For the initial stage, it can take from 1 to 6 months to create a cryptocurrency.
Of course, this also depends a lot on your technical expertise. If you don’t have it, it’s normal to take longer.
In any case, this would be about how long it takes to develop a cryptocurrency.
However, don’t forget that the challenge continues after development when you have to maintain, promote and constantly improve the project.
Also, keep in mind that projects such as Cardano and Polkadot have been around for years and are still works in progress.
How Much Does it Cost to Create a Cryptocurrency?
The cost of making a cryptocurrency differs widely based on how much you choose to customize the coin or token. Highly customized coins established on native blockchains are the costliest to develop while establishing a standardized token, for example, on the Ethereum platform, can be free.
However, to give a more precise connection point, a coin on a native blockchain can cost between $10,000 and $30,000. But certainly, the cryptocurrency won’t be a highly customized one.

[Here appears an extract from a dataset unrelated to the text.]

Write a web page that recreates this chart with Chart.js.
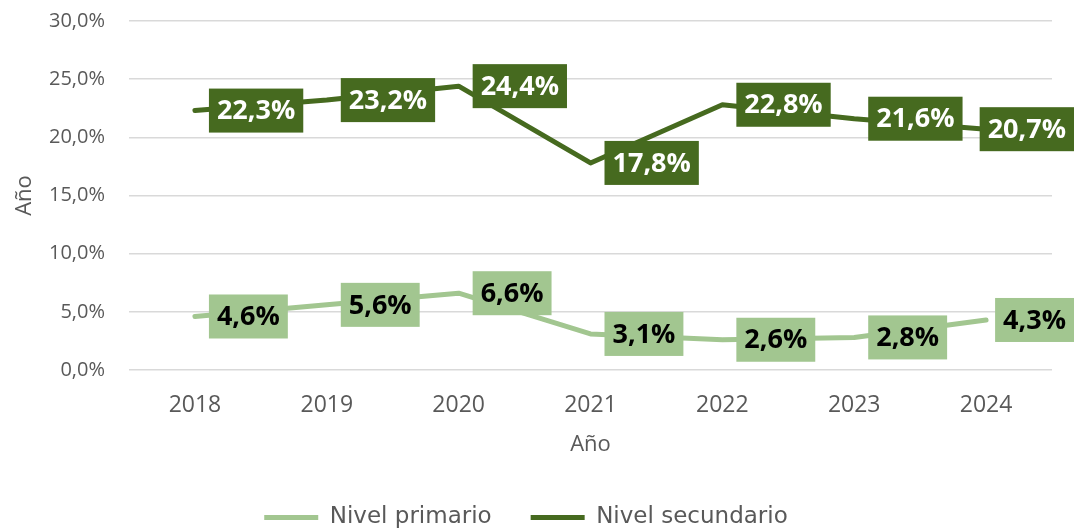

In the case of tokens, as mentioned above, it can even be free or cost a little, around $500, not requiring a whole team of specialists behind it.
Ultimately, it depends on how big the team you employ is and how far you plan to take your project.
How to Make Your Cryptocurrency: Final Words
Cryptocurrency is one of the most promising investments of our time. The advantages that come with the development of cryptocurrencies outweigh the disadvantages. This means those owning cryptocurrencies have a higher opportunity to benefit from them.
If one plans to run a successful business in the future, it will be a good idea for them to come up with their cryptocurrency. In that way, they will have laid the foundation for successfully growing their business, riding on the advantages of cryptocurrency.